Everything we produce/create, whether it is defining the product, developing code, testing output, is all in pursuit of an end user – that person who will be relying on the output, to do their job in a way that reduces friction, increases productivity, and gets out of the way. We often lose sight of this user, particularly when deadlines loom.

The “user” is contextual. For an HTML developer, it might be the end user of the product, for a developer, the user could be another developer who will be using the code. Either way, there is always someone that will be using the output in a way that helps them. To be really successful one has to put ones self into the mindset of the end user. This is called “empathy”. Often it is associated with the emotional appreciation of another, but in the context of engineering, we can think of it as needing to put ourselves in the shoes of another.
If you can “pretend” to be your end-user, then how does your solution stack up? Does it do the bare minimum, or is there that little extra touch that makes it so much more valuable?
Small things can make a huge difference. If you are developing a web experience, does the page communicate everything it needs, but in a way that makes it accessible? When your user is looking at the page, why are they doing that? What information or actions needs to be accessible with the minimum clicks? If you are developing a library, is the naming logical, and does it do error checking in a way that communicates back to the caller what was wrong, instead of simply throwing an error?
We often lose sight of this user, particularly when deadlines loom
We all create bonds with the tools and services we use. We either hate, love or are indifferent to them. For the products you love, think through why you love it? What makes it work for you in a way that you feel empowered? Is it a particular short-cut, or a way it renders, or the way it reduces your workload to get the same results? For the products you dislike (even hate) why? Is it too awkward to use? Too many clicks? Keeps making you go through lots of steps? Doesn’t communicate when it doesn’t work?

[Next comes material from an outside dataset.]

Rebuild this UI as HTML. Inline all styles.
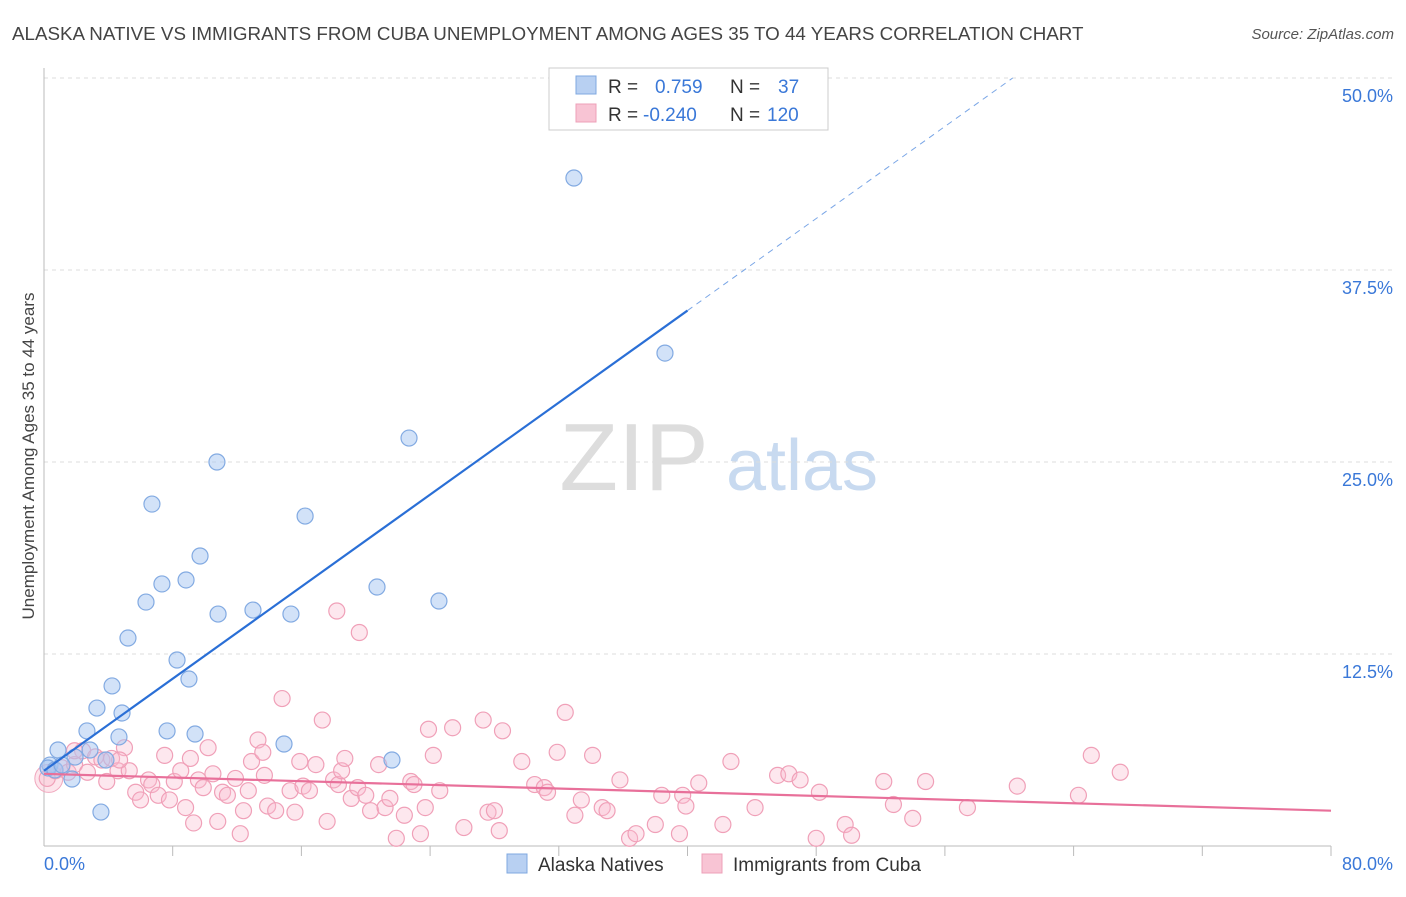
<!DOCTYPE html>
<html><head><meta charset="utf-8"><style>
body{margin:0;background:#fff;font-family:"Liberation Sans",sans-serif;}
svg text{font-family:"Liberation Sans",sans-serif;}
</style></head><body>
<svg id="chart" width="1406" height="892" xmlns="http://www.w3.org/2000/svg">
<text x="12" y="40" font-size="18.8" fill="#444">ALASKA NATIVE VS IMMIGRANTS FROM CUBA UNEMPLOYMENT AMONG AGES 35 TO 44 YEARS CORRELATION CHART</text>
<text x="1394" y="39" font-size="15" fill="#555" text-anchor="end" font-style="italic">Source: ZipAtlas.com</text>
<text transform="translate(34,456) rotate(-90)" font-size="17" fill="#444" text-anchor="middle">Unemployment Among Ages 35 to 44 years</text>
<g>
<text x="634" y="490" font-size="96" fill="#ddd" font-family="Liberation Serif" text-anchor="middle">ZIP</text>
<text x="802" y="490" font-size="72" fill="#c8daf0" text-anchor="middle">atlas</text>
</g>
<g id="grid"></g><g id="axes"></g><g id="pink"></g><g id="blue"></g><g id="lines"></g>
<g>
<rect x="549" y="68" width="279" height="62" fill="#fff" stroke="#ccc"/>
<rect x="576" y="76" width="20" height="18" fill="#b8d0f2" stroke="#7fa8e0"/>
<rect x="576" y="104" width="20" height="18" fill="#f8c4d4" stroke="#eea0b8"/>
<text x="608" y="93" font-size="19" fill="#333">R =</text><text x="655" y="93" font-size="19" fill="#3a78d8">0.759</text>
<text x="730" y="93" font-size="19" fill="#333">N =</text><text x="778" y="93" font-size="19" fill="#3a78d8">37</text>
<text x="608" y="121" font-size="19" fill="#333">R =</text><text x="643" y="121" font-size="19" fill="#3a78d8">-0.240</text>
<text x="730" y="121" font-size="19" fill="#333">N =</text><text x="767" y="121" font-size="19" fill="#3a78d8">120</text>
</g>
<g>
<rect x="507" y="854" width="20" height="19" fill="#b8d0f2" stroke="#7fa8e0"/>
<text x="538" y="871" font-size="19" fill="#333">Alaska Natives</text>
<rect x="702" y="854" width="20" height="19" fill="#f8c4d4" stroke="#eea0b8"/>
<text x="733" y="871" font-size="19" fill="#333">Immigrants from Cuba</text>
</g>
</svg>
<script>
const yTicks=[12.5,25,37.5,50];
const yTickLabels=["12.5%","25.0%","37.5%","50.0%"];
const xTickVals=[8,16,24,32,40,48,56,64,72,80];
const blueX=[0.37,0.87,1.74,1.93,2.67,3.29,3.54,3.85,4.23,4.66,4.85,5.22,6.34,6.71,7.33,7.65,8.27,8.83,9.01,9.39,9.70,10.75,10.82,12.99,14.92,15.35,16.23,20.70,21.63,22.69,24.55,32.94,38.60,0.25,0.68,2.86,1.12];
const blueY=[5.27,6.25,4.36,5.79,7.49,8.98,2.21,5.60,10.42,7.10,8.66,13.54,15.88,22.26,17.06,7.49,12.11,17.32,10.87,7.29,18.88,25.00,15.10,15.36,6.64,15.10,21.48,16.86,5.60,26.56,15.95,43.49,32.09,5.08,4.95,6.25,5.27];
const pinkX=[0.2,0.7,1.1,1.5,1.9,2.4,2.7,3.2,3.6,3.9,4.2,4.6,5.0,5.3,5.7,6.0,6.5,6.7,7.1,7.5,7.8,8.1,8.5,8.8,9.1,9.3,9.6,9.9,10.2,10.5,10.8,11.1,11.4,11.9,12.2,12.4,12.7,12.9,13.3,13.6,13.7,13.9,14.4,14.8,15.3,15.6,15.9,16.1,16.5,16.9,17.3,17.6,18.0,18.3,18.5,18.7,19.1,19.5,19.6,20.0,20.3,20.8,21.2,21.5,21.9,22.4,22.8,23.0,23.4,23.7,23.9,24.2,24.6,25.4,26.1,27.3,27.6,28.0,28.3,28.5,29.7,30.5,31.1,31.3,31.9,32.4,33.0,33.4,34.1,34.7,35.0,35.8,36.4,36.8,38.0,38.4,39.5,39.7,39.9,40.7,42.2,42.7,44.2,45.6,46.3,47.0,48.2,48.0,49.8,50.2,52.2,52.8,54.0,54.8,57.4,60.5,64.3,65.1,66.9,18.2,1.9,4.7];
const pinkY=[4.4,4.9,5.1,4.8,5.3,6.2,4.8,5.8,5.6,4.2,5.7,4.9,6.4,4.9,3.5,3.0,4.3,4.0,3.3,5.9,3.0,4.2,4.9,2.5,5.7,1.5,4.3,3.8,6.4,4.7,1.6,3.5,3.3,4.4,0.8,2.3,3.6,5.5,6.9,6.1,4.6,2.6,2.3,9.6,3.6,2.2,5.5,3.9,3.6,5.3,8.2,1.6,4.3,4.0,4.9,5.7,3.1,3.8,13.9,3.3,2.3,5.3,2.5,3.1,0.5,2.0,4.2,4.0,0.8,2.5,7.6,5.9,3.6,7.7,1.2,8.2,2.2,2.3,1.0,7.5,5.5,4.0,3.8,3.5,6.1,8.7,2.0,3.0,5.9,2.5,2.3,4.3,0.5,0.8,1.4,3.3,0.8,3.3,2.6,4.1,1.4,5.5,2.5,4.6,4.7,4.3,3.5,0.5,1.4,0.7,4.2,2.7,1.8,4.2,2.5,3.9,3.3,5.9,4.8,15.3,6.2,5.6];
const blueFit=[4.9,0.749];
const pinkFit=[4.7,-0.03];
const X0=44,X1=1331,Y0=846,Y50=78;
const sx=v=>X0+(v/80)*(X1-X0);
const sy=v=>Y0-(v/50)*(Y0-Y50);
const NS="http://www.w3.org/2000/svg";
function mk(tag,attrs,parent){const e=document.createElementNS(NS,tag);for(const k in attrs)e.setAttribute(k,attrs[k]);parent.appendChild(e);return e;}
const grid=document.getElementById('grid'),axes=document.getElementById('axes');
yTicks.forEach((t,i)=>{
 const l=mk('line',{x1:X0,x2:1394,y1:sy(t),y2:sy(t),stroke:'#ddd','stroke-dasharray':'4,4'},grid);
 
 
 const tx=mk('text',{x:1393,y:sy(t)+24,'font-size':18,fill:'#3a78d8','text-anchor':'end'},axes);
 tx.textContent=yTickLabels[i];
 
 
});
const ax=mk('line',{x1:X0,x2:X1,y1:Y0,y2:Y0,stroke:'#bbb'},axes);


const ay=mk('line',{x1:X0,x2:X0,y1:68,y2:Y0,stroke:'#bbb'},axes);


xTickVals.forEach(t=>{
 const l=mk('line',{x1:sx(t),x2:sx(t),y1:Y0,y2:Y0+10,stroke:'#bbb'},axes);
 
 
});
const xl0=mk('text',{x:44,y:870,'font-size':18,fill:'#3a78d8'},axes);xl0.textContent='0.0%';


const xl1=mk('text',{x:1393,y:870,'font-size':18,fill:'#3a78d8','text-anchor':'end'},axes);xl1.textContent='80.0%';


const pg=document.getElementById('pink'),bg=document.getElementById('blue');
const big=mk('circle',{cx:sx(0.3),cy:sy(4.4),r:14,fill:'rgba(248,180,200,0.35)',stroke:'#f0a8be'},pg);


pinkX.forEach((x,i)=>{
 const c=mk('circle',{cx:sx(x),cy:sy(pinkY[i]),r:8,fill:'rgba(248,185,205,0.35)',stroke:'#f0a0b8','stroke-width':1.2},pg);
 
 
});
blueX.forEach((x,i)=>{
 const c=mk('circle',{cx:sx(x),cy:sy(blueY[i]),r:8,fill:'rgba(165,198,242,0.5)',stroke:'#82aae2','stroke-width':1.2},bg);
 
 
});
const lg=document.getElementById('lines');
const bEnd=40, bDash=(50-blueFit[0])/blueFit[1];
const bl=mk('line',{x1:sx(0),y1:sy(blueFit[0]),x2:sx(bEnd),y2:sy(blueFit[0]+blueFit[1]*bEnd),stroke:'#2a6fd6','stroke-width':2.2},lg);


const bd=mk('line',{x1:sx(bEnd),y1:sy(blueFit[0]+blueFit[1]*bEnd),x2:sx(bDash),y2:sy(50),stroke:'#7aa6e6','stroke-width':1,'stroke-dasharray':'6,5'},lg);


const pl=mk('line',{x1:sx(0),y1:sy(pinkFit[0]),x2:sx(80),y2:sy(pinkFit[0]+pinkFit[1]*80),stroke:'#e8709a','stroke-width':2.2},lg);


</script>
</body></html>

As you think of that feeling for the products you use – what feeling do you think your output creates on others? Do you think users look forward to your output? Or is it the opposite emotion? When was the last time, a user said “oh that is cool” for something you produced? Usually such an outpouring of emotion is because of a little touch that improves an experience and lets them know you truly understood their needs.

Having empathy for the user, understanding what their goals/objectives are, lets you deliver what they need, not merely what they want. It is one of the most important skills an engineer can have and mastering it, puts you into a new premier league of output.
We all need to put ourselves into the mindsets of our end users, whoever that end user is for you. Delivering software isn’t just about committing and publishing code. It is about creating an experience, an emotion. A connection with your work in a way that users come to respect and look forward to your output.
As a group, we need to increase our empathetic relationship, work that into our development process at every single stage of development and keep asking ourselves the question:
“Is this helping or hindering our end user?”